Requirements ▸ Without the pictures, retype exactly the lines from the top of the entries below through the line that contains "60, interval: 10".
-----
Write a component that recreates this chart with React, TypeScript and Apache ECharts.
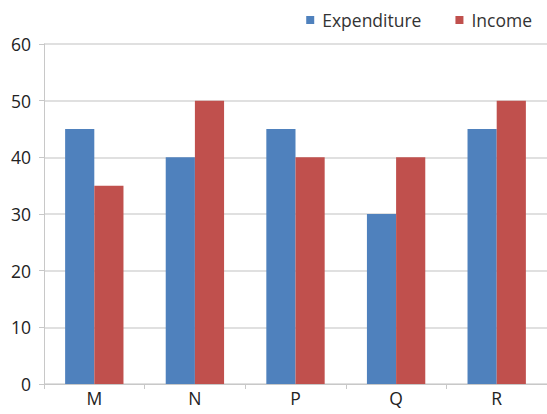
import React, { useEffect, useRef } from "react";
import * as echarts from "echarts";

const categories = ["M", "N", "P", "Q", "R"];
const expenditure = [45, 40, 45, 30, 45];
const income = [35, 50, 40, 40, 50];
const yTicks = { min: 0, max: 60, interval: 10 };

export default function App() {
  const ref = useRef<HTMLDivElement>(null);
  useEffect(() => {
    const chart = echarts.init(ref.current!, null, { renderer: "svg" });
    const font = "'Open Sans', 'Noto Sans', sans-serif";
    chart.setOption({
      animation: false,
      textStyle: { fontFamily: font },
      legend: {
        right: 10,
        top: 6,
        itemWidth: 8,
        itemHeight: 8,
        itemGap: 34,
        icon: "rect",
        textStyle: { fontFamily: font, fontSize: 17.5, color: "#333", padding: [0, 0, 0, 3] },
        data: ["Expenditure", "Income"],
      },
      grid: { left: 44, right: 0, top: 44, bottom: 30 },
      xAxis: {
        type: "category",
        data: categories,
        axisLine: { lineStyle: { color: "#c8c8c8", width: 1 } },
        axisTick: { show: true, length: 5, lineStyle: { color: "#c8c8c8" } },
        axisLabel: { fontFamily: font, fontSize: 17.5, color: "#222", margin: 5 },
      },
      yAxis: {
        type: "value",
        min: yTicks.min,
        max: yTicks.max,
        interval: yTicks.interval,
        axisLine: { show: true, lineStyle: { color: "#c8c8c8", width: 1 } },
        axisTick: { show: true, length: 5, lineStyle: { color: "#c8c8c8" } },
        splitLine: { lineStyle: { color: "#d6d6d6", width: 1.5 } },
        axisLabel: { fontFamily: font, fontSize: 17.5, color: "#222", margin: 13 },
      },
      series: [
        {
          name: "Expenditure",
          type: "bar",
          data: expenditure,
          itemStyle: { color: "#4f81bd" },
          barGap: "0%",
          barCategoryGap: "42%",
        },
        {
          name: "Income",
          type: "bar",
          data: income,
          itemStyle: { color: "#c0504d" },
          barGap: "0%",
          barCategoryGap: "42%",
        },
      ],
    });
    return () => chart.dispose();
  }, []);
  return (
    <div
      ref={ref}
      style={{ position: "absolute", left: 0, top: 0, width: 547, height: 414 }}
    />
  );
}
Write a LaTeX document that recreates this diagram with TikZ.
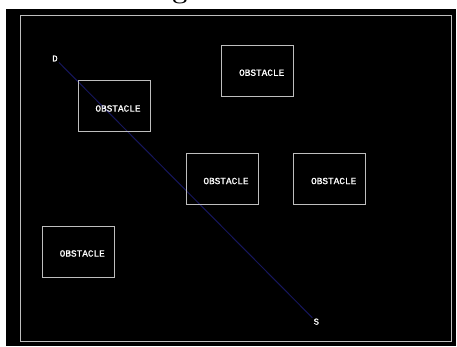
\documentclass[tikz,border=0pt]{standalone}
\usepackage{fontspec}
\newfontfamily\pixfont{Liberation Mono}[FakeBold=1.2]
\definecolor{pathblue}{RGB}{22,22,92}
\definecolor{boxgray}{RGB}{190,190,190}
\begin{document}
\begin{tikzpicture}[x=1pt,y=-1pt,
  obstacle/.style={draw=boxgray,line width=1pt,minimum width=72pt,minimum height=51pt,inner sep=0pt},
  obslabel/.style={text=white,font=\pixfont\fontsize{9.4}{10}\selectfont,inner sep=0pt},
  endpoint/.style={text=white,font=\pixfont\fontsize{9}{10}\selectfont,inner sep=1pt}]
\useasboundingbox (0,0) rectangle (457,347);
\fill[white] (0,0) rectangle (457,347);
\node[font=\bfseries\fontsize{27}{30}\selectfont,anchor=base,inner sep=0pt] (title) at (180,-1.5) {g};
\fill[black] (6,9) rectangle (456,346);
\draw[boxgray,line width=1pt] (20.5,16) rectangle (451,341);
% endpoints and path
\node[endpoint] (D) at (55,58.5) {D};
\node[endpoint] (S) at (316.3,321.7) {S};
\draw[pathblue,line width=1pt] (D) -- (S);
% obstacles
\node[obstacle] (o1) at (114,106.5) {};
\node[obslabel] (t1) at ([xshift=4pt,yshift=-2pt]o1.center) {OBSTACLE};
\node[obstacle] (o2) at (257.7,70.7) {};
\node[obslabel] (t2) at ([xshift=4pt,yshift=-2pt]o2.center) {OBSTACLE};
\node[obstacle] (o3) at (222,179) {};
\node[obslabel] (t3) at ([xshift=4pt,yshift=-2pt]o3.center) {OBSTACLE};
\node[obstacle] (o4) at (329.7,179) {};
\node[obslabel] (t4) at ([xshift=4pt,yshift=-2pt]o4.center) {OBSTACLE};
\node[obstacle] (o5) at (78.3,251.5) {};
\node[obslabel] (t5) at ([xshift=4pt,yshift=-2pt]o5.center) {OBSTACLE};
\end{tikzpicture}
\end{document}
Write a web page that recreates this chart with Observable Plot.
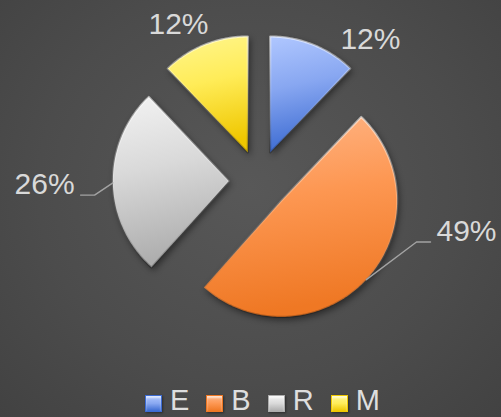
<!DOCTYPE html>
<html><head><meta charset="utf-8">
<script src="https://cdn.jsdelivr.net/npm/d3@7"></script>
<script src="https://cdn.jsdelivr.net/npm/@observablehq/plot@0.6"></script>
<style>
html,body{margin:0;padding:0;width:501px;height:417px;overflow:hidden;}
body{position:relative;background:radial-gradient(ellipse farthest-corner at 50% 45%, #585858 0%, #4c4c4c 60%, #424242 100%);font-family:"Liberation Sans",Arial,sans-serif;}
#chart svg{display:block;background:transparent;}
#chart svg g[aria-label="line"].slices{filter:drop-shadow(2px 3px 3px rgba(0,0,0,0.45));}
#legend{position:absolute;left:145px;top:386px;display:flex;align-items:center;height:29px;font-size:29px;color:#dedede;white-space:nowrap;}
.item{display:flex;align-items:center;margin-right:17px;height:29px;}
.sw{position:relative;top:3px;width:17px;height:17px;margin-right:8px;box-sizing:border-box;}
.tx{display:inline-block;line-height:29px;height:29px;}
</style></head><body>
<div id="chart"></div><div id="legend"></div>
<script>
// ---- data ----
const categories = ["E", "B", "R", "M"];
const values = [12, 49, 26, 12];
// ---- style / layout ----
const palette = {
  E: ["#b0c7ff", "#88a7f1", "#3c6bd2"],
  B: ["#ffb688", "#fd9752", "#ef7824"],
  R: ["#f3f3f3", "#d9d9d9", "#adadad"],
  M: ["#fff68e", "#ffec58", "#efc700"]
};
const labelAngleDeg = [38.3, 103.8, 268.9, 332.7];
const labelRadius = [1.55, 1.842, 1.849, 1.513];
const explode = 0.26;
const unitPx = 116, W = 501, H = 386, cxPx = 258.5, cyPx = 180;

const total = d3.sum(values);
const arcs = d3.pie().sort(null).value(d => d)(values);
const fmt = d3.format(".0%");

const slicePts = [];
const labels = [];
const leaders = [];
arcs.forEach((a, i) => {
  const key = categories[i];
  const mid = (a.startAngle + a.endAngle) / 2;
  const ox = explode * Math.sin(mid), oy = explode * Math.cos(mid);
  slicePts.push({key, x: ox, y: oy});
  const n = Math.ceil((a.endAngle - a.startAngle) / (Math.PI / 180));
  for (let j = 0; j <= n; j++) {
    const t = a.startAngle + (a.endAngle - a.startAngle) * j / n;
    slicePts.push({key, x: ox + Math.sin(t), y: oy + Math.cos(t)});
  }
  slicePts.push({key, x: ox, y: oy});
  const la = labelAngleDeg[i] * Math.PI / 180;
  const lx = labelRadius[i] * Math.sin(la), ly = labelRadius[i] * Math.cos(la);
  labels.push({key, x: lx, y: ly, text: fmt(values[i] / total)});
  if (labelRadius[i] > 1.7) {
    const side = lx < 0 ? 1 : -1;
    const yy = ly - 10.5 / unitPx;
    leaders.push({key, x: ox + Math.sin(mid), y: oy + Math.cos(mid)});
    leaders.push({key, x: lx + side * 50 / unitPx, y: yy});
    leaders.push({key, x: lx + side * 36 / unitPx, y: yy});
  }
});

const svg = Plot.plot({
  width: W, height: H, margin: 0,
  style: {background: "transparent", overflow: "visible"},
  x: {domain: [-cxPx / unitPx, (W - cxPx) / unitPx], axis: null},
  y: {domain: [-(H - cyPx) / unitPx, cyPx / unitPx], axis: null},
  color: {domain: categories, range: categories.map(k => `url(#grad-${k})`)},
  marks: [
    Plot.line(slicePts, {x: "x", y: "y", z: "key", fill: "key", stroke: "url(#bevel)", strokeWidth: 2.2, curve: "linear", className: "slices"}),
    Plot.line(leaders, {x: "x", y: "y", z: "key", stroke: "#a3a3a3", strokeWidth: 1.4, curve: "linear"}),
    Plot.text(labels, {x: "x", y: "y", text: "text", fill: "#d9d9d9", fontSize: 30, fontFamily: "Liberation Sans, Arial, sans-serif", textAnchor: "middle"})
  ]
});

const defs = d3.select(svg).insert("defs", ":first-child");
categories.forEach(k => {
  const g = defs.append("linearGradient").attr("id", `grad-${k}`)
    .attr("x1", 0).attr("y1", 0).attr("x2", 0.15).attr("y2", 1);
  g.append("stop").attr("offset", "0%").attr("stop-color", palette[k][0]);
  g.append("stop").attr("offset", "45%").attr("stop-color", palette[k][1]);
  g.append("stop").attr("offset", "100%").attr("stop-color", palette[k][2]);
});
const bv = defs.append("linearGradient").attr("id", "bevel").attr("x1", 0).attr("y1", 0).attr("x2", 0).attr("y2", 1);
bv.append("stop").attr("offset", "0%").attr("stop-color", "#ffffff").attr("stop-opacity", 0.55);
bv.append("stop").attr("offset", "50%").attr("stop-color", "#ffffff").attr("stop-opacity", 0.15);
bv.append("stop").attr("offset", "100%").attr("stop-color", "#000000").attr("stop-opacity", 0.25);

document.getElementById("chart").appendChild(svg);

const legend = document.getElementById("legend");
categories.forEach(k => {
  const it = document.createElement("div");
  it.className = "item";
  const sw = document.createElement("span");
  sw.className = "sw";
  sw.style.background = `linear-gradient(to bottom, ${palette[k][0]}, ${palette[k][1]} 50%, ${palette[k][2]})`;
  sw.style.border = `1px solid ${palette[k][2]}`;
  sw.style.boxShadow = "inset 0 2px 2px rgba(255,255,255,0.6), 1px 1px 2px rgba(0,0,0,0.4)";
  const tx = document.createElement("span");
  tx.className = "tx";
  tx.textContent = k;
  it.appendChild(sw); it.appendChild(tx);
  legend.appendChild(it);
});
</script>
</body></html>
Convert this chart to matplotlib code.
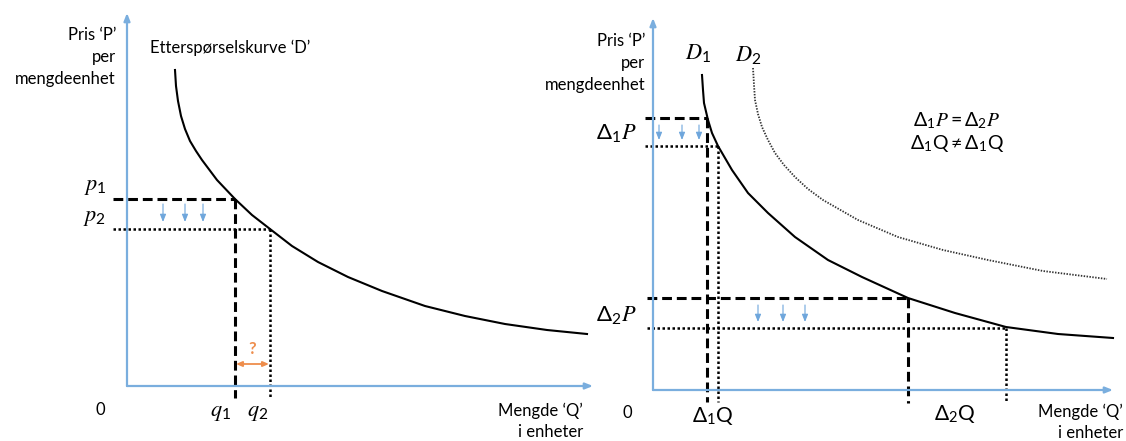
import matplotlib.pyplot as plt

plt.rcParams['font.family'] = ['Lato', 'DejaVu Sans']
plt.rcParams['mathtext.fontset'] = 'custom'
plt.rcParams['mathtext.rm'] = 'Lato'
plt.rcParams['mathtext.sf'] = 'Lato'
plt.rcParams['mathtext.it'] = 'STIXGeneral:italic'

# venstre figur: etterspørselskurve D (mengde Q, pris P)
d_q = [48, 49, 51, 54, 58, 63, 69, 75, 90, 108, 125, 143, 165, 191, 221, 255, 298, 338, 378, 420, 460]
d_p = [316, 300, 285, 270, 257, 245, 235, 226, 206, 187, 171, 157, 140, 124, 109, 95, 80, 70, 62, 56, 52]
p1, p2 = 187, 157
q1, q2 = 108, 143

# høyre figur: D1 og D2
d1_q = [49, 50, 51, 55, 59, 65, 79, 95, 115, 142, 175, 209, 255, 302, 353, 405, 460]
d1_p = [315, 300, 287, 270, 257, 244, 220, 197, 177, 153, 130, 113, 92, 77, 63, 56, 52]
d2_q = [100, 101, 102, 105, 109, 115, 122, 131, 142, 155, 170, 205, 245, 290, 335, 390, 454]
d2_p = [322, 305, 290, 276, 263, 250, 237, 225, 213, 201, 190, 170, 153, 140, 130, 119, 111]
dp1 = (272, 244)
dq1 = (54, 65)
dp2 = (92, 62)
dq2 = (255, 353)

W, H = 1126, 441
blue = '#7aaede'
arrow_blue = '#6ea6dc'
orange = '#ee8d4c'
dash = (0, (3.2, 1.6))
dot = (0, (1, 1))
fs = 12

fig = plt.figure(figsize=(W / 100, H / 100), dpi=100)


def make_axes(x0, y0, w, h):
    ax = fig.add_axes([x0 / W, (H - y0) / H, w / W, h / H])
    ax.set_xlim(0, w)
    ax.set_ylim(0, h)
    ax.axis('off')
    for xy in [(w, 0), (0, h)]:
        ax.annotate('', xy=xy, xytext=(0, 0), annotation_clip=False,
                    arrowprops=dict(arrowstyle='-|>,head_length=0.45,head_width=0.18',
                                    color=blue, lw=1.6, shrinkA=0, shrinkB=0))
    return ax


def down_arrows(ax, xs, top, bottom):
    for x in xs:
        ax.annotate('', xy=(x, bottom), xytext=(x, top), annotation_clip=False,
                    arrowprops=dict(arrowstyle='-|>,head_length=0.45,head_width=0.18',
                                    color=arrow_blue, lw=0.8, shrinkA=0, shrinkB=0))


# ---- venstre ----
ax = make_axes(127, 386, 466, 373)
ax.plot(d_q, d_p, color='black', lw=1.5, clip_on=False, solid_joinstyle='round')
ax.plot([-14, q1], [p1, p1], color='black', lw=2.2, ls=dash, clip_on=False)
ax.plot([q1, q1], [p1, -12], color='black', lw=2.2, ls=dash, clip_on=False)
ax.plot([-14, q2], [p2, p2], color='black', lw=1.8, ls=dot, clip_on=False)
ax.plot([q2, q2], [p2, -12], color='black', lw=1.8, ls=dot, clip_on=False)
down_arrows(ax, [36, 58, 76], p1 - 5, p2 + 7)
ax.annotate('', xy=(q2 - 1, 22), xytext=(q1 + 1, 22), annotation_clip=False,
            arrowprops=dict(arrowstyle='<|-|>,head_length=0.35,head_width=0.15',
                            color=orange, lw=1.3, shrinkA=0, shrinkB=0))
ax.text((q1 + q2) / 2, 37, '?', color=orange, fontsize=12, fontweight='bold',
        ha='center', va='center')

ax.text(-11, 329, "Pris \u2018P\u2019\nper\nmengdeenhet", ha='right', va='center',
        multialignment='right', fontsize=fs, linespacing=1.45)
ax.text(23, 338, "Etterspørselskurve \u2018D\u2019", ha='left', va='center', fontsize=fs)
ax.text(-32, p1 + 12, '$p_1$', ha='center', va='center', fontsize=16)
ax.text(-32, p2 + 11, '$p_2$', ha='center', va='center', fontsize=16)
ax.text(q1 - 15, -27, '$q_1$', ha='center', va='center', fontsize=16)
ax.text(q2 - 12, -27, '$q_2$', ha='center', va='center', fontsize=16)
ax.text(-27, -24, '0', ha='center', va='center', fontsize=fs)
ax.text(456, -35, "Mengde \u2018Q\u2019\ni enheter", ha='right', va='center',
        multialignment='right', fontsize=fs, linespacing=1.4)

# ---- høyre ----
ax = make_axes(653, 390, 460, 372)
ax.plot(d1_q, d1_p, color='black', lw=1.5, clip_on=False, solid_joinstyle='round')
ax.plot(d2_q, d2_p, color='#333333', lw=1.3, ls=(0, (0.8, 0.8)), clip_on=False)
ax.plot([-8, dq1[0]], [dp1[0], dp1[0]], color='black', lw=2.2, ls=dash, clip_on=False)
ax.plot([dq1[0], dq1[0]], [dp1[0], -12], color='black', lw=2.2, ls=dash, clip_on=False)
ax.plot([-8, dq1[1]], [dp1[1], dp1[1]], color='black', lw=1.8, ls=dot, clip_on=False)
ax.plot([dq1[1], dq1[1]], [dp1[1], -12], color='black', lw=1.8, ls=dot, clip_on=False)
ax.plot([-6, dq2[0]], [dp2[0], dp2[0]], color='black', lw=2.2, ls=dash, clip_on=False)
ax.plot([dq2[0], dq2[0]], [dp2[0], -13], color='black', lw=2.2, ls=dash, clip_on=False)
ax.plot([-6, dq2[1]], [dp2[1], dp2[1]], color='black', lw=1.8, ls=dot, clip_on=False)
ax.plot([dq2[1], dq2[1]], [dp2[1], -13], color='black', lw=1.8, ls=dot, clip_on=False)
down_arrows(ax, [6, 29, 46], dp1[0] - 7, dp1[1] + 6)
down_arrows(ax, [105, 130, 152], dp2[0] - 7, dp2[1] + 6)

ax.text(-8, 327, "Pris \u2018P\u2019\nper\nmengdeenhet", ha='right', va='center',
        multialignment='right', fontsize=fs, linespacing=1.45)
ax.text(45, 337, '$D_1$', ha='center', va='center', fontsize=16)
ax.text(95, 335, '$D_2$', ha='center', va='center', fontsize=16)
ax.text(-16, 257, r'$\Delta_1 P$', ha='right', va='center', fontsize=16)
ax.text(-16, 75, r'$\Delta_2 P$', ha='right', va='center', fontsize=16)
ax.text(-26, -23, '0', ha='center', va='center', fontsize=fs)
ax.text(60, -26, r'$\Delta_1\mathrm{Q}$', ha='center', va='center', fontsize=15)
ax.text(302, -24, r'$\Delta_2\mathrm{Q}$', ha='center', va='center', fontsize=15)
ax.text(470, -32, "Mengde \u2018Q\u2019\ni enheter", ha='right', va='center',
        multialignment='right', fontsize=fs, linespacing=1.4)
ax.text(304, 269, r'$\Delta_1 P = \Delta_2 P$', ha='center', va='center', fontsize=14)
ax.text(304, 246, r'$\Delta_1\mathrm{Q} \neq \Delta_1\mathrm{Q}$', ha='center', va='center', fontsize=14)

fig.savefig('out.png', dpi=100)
-----
Full solution ▸
Write a component that recreates this chart with React, TypeScript and Apache ECharts.
import React, { useEffect, useRef } from "react";
import * as echarts from "echarts";

const categories = ["M", "N", "P", "Q", "R"];
const expenditure = [45, 40, 45, 30, 45];
const income = [35, 50, 40, 40, 50];
const yTicks = { min: 0, max: 60, interval: 10 };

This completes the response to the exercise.